Nor can I see any good reason for supposing that the injustices to which I have referred, if they can properly be so called, were not within the contemplation of the Legislature. No one can doubt that by an order under s. 154 the Court can vest the liability of the transferor company for a simple contract debt in the transferee company by the same order that causes the extinction of the former company. The result is that a man who has given credit to a company that he knows suddenly finds that he has to rely upon the credit of a company of which he knows nothing and without any remedy against his former debtor. The injustice, such as it is, inflicted upon him differs in no material respect that I can see from that inflicted upon the landlord, the contractor, and the servants of the company. If the injustice in the former case was within the contemplation of the Legislature, as it must, in my opinion, be assumed to have been, I can see no reason for thinking that the injustice in the latter cases was not equally within its contemplation.
But in truth it is an exaggeration to use the word injustice in such a connection as the present.
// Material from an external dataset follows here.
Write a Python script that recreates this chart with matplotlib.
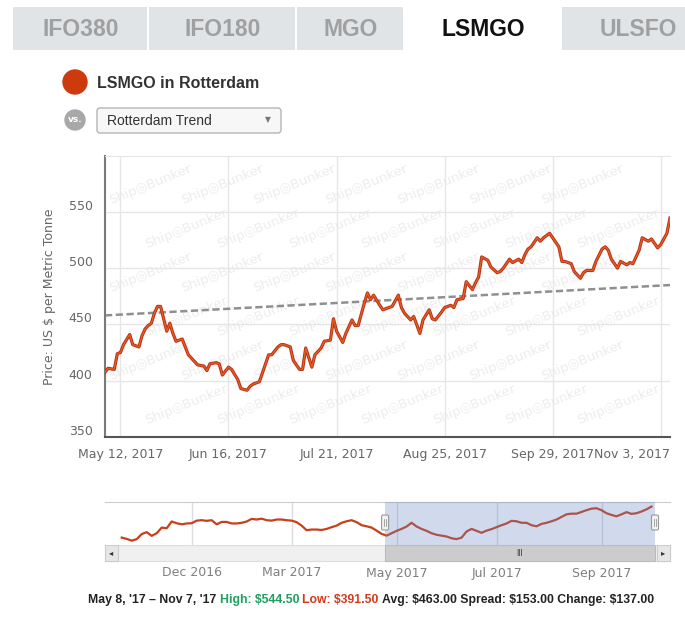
import numpy as np
import pandas as pd
import matplotlib
matplotlib.use("Agg")
import matplotlib.pyplot as plt
import matplotlib.transforms as mtransforms
from matplotlib.patches import Rectangle, Circle, FancyBboxPatch

# ---- data ----
tabs = ["IFO380", "IFO180", "MGO", "LSMGO", "ULSFO"]
active_tab = "LSMGO"
series_name = "LSMGO in Rotterdam"
compare_name = "Rotterdam Trend"
y_title = "Price: US $ per Metric Tonne"

price_dates = [
    "2017-05-07", "2017-05-08", "2017-05-10", "2017-05-11", "2017-05-12", "2017-05-13",
    "2017-05-15", "2017-05-16", "2017-05-18", "2017-05-19", "2017-05-20", "2017-05-21",
    "2017-05-22", "2017-05-23", "2017-05-24", "2017-05-25", "2017-05-27", "2017-05-28",
    "2017-05-29", "2017-05-30", "2017-06-01", "2017-06-02", "2017-06-03", "2017-06-05",
    "2017-06-06", "2017-06-08", "2017-06-09", "2017-06-10", "2017-06-12", "2017-06-13",
    "2017-06-14", "2017-06-16", "2017-06-17", "2017-06-19", "2017-06-20", "2017-06-22",
    "2017-06-23", "2017-06-24", "2017-06-26", "2017-06-27", "2017-06-29", "2017-06-30",
    "2017-07-02", "2017-07-03", "2017-07-04", "2017-07-06", "2017-07-07", "2017-07-09",
    "2017-07-10", "2017-07-11", "2017-07-13", "2017-07-14", "2017-07-16", "2017-07-17",
    "2017-07-19", "2017-07-20", "2017-07-21", "2017-07-23", "2017-07-24", "2017-07-26",
    "2017-07-27", "2017-07-28", "2017-07-30", "2017-07-31", "2017-08-01", "2017-08-02",
    "2017-08-04", "2017-08-05", "2017-08-07", "2017-08-08", "2017-08-10", "2017-08-11",
    "2017-08-12", "2017-08-14", "2017-08-15", "2017-08-17", "2017-08-18", "2017-08-20",
    "2017-08-21", "2017-08-22", "2017-08-24", "2017-08-25", "2017-08-27", "2017-08-28",
    "2017-08-29", "2017-08-31", "2017-09-01", "2017-09-03", "2017-09-04", "2017-09-05",
    "2017-09-06", "2017-09-08", "2017-09-09", "2017-09-11", "2017-09-12", "2017-09-13",
    "2017-09-15", "2017-09-16", "2017-09-18", "2017-09-19", "2017-09-20", "2017-09-21",
    "2017-09-22", "2017-09-24", "2017-09-25", "2017-09-26", "2017-09-28", "2017-09-29",
    "2017-10-01", "2017-10-02", "2017-10-03", "2017-10-05", "2017-10-06", "2017-10-08",
    "2017-10-09", "2017-10-10", "2017-10-12", "2017-10-13", "2017-10-15", "2017-10-16",
    "2017-10-17", "2017-10-18", "2017-10-20", "2017-10-21", "2017-10-23", "2017-10-24",
    "2017-10-25", "2017-10-27", "2017-10-28", "2017-10-30", "2017-10-31", "2017-11-02",
    "2017-11-03", "2017-11-05", "2017-11-06",
]
prices = [
    407.5, 411, 410, 424, 425, 432,
    441, 432, 430, 440, 446, 449,
    451, 460, 466, 466, 444, 451,
    442, 435, 437, 430, 423, 417,
    414, 413, 409, 415, 416, 415,
    405, 412, 410, 401, 393, 391.5,
    395, 397, 399, 407, 423, 423,
    430, 432, 432, 430, 418, 410,
    410, 429, 412, 423, 429, 435,
    436, 455, 444, 434, 442, 454,
    449, 449, 469, 478, 472, 476,
    467, 463, 465, 466, 476, 465,
    460, 454, 457, 442, 454, 463,
    455, 454, 461, 465, 467, 465,
    472, 473, 488, 481, 487, 492,
    510, 507, 501, 496, 497, 500,
    508, 505, 508, 505, 512, 517,
    519, 527, 524, 527, 531, 527,
    519, 506, 506, 504, 497, 491,
    496, 498, 498, 506, 517, 519,
    516, 508, 500, 506, 503, 505,
    504, 516, 527, 524, 526, 518,
    521, 531, 544.5,
]
trend_values = [458, 485]   # trend line at first and last date

tick_dates = ["2017-05-12", "2017-06-16", "2017-07-21", "2017-08-25", "2017-09-29", "2017-11-03"]
y_ticks = [350, 400, 450, 500, 550]

# navigator (one year, ordinal spacing)
nav_prices = [
    402, 396, 388, 395, 418, 427, 410, 422, 448, 445, 476, 468, 463, 467, 468,
    480, 482, 479, 482, 463, 474, 474, 467, 467, 470, 476, 488, 485, 489, 482,
    480, 485, 485, 482, 480, 473, 457, 436, 439, 439, 437, 442, 450, 457, 470,
    477, 482, 473, 459, 454, 448, 434, 419, 411,
    422, 433, 442, 453, 470, 453, 442, 433, 422, 415, 411, 407, 399, 395, 402,
    430, 442, 433, 424, 434, 441, 450, 459, 467, 479, 477, 470, 470, 459, 454,
    465, 470, 477, 485, 497, 509, 512, 512, 520, 528, 535, 537, 528, 514, 506,
    500, 509, 519, 511, 514, 522, 532, 544.5,
]
nav_tick_labels = ["Dec 2016", "Mar 2017", "May 2017", "Jul 2017", "Sep 2017"]
nav_tick_index = [14, 34, 55, 75, 96]
nav_window = [52.7, 106.7]   # selected range (May 8 - Nov 7)

period = "May 8, '17 \u2013 Nov 7, '17"
high, low, avg, spread, change = 544.50, 391.50, 463.00, 153.00, 137.00

# ---- figure in pixel units ----
W, H = 685, 617
fig = plt.figure(figsize=(W / 100, H / 100), dpi=100)


def box(x0, y0, x1, y1):
    return [x0 / W, 1 - y1 / H, (x1 - x0) / W, (y1 - y0) / H]


bg = fig.add_axes([0, 0, 1, 1], zorder=0)
bg.set_xlim(0, W)
bg.set_ylim(H, 0)
bg.axis("off")

sans = ["Liberation Sans", "DejaVu Sans"]

# tabs
edges = [13, 149, 297, 405, 562, 714]
for i, name in enumerate(tabs):
    x0, x1 = edges[i], edges[i + 1]
    on = name == active_tab
    bg.add_patch(Rectangle((x0, 7), x1 - x0 - 2, 43, facecolor="white" if on else "#e1e4e6",
                           edgecolor="none"))
    bg.text((x0 + x1) / 2, 29, name, ha="center", va="center", fontsize=16.5, weight="bold",
            color="#111111" if on else "#a0a0a0", family=sans)

# legend / compare selector
bg.add_patch(Circle((75, 82), 12, color="#cc3a0e"))
bg.text(97, 83, series_name, va="center", fontsize=11.5, weight="bold", color="#333333", family=sans)
bg.add_patch(Circle((75, 120), 10, color="#a8a8a8"))
bg.text(75, 120, "vs.", ha="center", va="center", fontsize=6.5, weight="bold", color="white")
bg.add_patch(FancyBboxPatch((97, 108), 184, 25, boxstyle="round,pad=0,rounding_size=3",
                            facecolor="#f7f7f7", edgecolor="#b5b5b5", lw=1))
bg.text(107, 121, compare_name, va="center", fontsize=10, color="#333333", family=sans)
bg.text(268, 120, "\u25bc", ha="center", va="center", fontsize=5.5, color="#777777")

# ---- main chart ----
ax = fig.add_axes(box(105, 155.7, 670, 436.9), zorder=1)
dates = pd.to_datetime(price_dates)
ax.plot(dates, prices, color="#b5311a", lw=2.3, solid_joinstyle="round", zorder=3)
ax.plot(dates, prices, color="#e8601e", lw=0.9, solid_joinstyle="round", zorder=4)
ax.plot([dates[0], dates[-1]], trend_values, color="#8f8f8f", lw=1.8,
        ls=(0, (2.9, 1.4)), zorder=2)

ax.set_xlim(dates[0], dates[-1])
ax.set_ylim(350, 600)
ax.set_yticks(y_ticks)
ticks = pd.to_datetime(tick_dates)
ax.set_xticks(ticks)
tick_text = [f"{d:%b} {d.day}, {d.year}" for d in ticks]
ax.set_xticklabels(tick_text[:-1] + [""])
ax.grid(True, color="#e6e6e6", lw=1)
ax.set_axisbelow(True)
ax.tick_params(length=0, labelsize=9, labelcolor="#666666")
ax.tick_params(axis="x", pad=8)
ax.tick_params(axis="y", pad=9)
ax.spines["right"].set_visible(False)
ax.spines["top"].set_color("#e6e6e6")
ax.spines["left"].set_color("#7a7a7a")
ax.spines["left"].set_linewidth(1.5)
ax.spines["bottom"].set_color("#555555")
ax.spines["bottom"].set_linewidth(1.5)

up = mtransforms.ScaledTranslation(0, 7 / 100, fig.dpi_scale_trans)
for lbl in ax.get_yticklabels():
    lbl.set_transform(lbl.get_transform() + up)

# last date label pushed inside the plot edge, like the original
down = mtransforms.ScaledTranslation(0, -8 * 100 / 72 / 100, fig.dpi_scale_trans)
ax.text(1.0, 0, tick_text[-1], transform=ax.transAxes + down, ha="right", va="top",
        fontsize=9, color="#666666")

ax.set_ylabel(y_title, fontsize=9, color="#666666")
ax.yaxis.set_label_coords(-0.087, 0.5)

# watermark (kept inside the plot area)
for r in range(6):
    for c in range(7):
        px = 150 + c * 72 + (r % 2) * 36
        py = 185 + r * 44
        ax.text((px - 105) / 565, 1 - (py - 155.7) / 281.2, "Ship\u25ceBunker",
                transform=ax.transAxes, rotation=22, ha="center", va="center",
                fontsize=9.5, color="#ededed", zorder=0)

# ---- navigator ----
nx0, nx1 = 105, 670
nav = fig.add_axes(box(nx0, 501.7, nx1, 545), zorder=1)
idx = np.arange(len(nav_prices))
nav.plot(idx, nav_prices, color="#c8401a", lw=1.6, zorder=2)
xmin, xmax = -3.34, 109.7
nav.set_xlim(xmin, xmax)
nav.set_ylim(368, 567)
nav.axvspan(nav_window[0], nav_window[1], color=(0.4, 0.52, 0.76, 0.3), lw=0, zorder=3)
nav.set_xticks(nav_tick_index)
nav.set_yticks([])
nav.grid(axis="x", color="#dcdcdc", lw=1)
nav.tick_params(length=0, labelbottom=False)
for s in ["left", "right", "bottom"]:
    nav.spines[s].set_visible(False)
nav.spines["top"].set_color("#cccccc")


def nav_px(v):
    return nx0 + (v - xmin) / (xmax - xmin) * (nx1 - nx0)


hx0, hx1 = nav_px(nav_window[0]), nav_px(nav_window[1])

fg = fig.add_axes([0, 0, 1, 1], zorder=5)
fg.set_xlim(0, W)
fg.set_ylim(H, 0)
fg.axis("off")
fg.patch.set_alpha(0)
for hx in (hx0, hx1):
    fg.add_patch(FancyBboxPatch((hx - 3.5, 515), 7, 15, boxstyle="round,pad=0,rounding_size=1.5",
                                facecolor="#f2f2f2", edgecolor="#999999", lw=0.8))
    fg.plot([hx - 0.8, hx - 0.8], [519, 526], color="#999999", lw=0.6)
    fg.plot([hx + 0.8, hx + 0.8], [519, 526], color="#999999", lw=0.6)

# scrollbar
bg.add_patch(Rectangle((nx0, 545), nx1 - nx0, 16, facecolor="#f0f0f0", edgecolor="#dddddd", lw=0.8))
bg.add_patch(Rectangle((hx0, 545), hx1 - hx0, 16, facecolor="#cccccc", edgecolor="#bbbbbb", lw=0.8))
bg.text((hx0 + hx1) / 2, 553, "III", ha="center", va="center", fontsize=5.5, color="#333333")
bg.add_patch(Rectangle((nx0, 545), 13, 16, facecolor="#e6e6e6", edgecolor="#cccccc", lw=0.8))
bg.add_patch(Rectangle((nx1 - 13, 545), 13, 16, facecolor="#e6e6e6", edgecolor="#cccccc", lw=0.8))
bg.text(nx0 + 6.5, 553, "\u25c2", ha="center", va="center", fontsize=6, color="#333333")
bg.text(nx1 - 6.5, 553, "\u25b8", ha="center", va="center", fontsize=6, color="#333333")

for lab, i in zip(nav_tick_labels, nav_tick_index):
    bg.text(nav_px(i), 573, lab, ha="center", va="center", fontsize=9, color="#7f7f7f")

# ---- summary line ----
bold = dict(fontsize=8.8, weight="bold", family=sans, parse_math=False)
t = bg.text(88, 600, period + " ", va="center", color="#222222", **bold)
pieces = [
    (f"High: ${high:.2f} ", "#1f9e5f"),
    (f"Low: ${low:.2f} ", "#d8391a"),
    (f"Avg: ${avg:.2f} Spread: ${spread:.2f} Change: ${change:.2f}", "#222222"),
]
for txt, col in pieces:
    t = bg.annotate(txt, xy=(1, 0), xycoords=t, va="bottom", ha="left", color=col, **bold)

fig.savefig("out.png", dpi=100, facecolor="white")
If all or the large majority of the shares in one company are acquired by another, the first company will almost certainly come under the control of new directors and managers carrying out a policy that may differ widely from that of their predecessors. Yet no one could possibly say without gross exaggeration that the landlord, the contractors, or the servants of the first company had suffered an injustice. Their position nevertheless would differ little for any practical purpose from the position they would be in had the first company become amalgamated with the second company by means of an exercise of the powers conferred on the Court by s. 154 of the Act, construing those powers as I think they should be construed.
My Lords, for these reasons I would dismiss this appeal.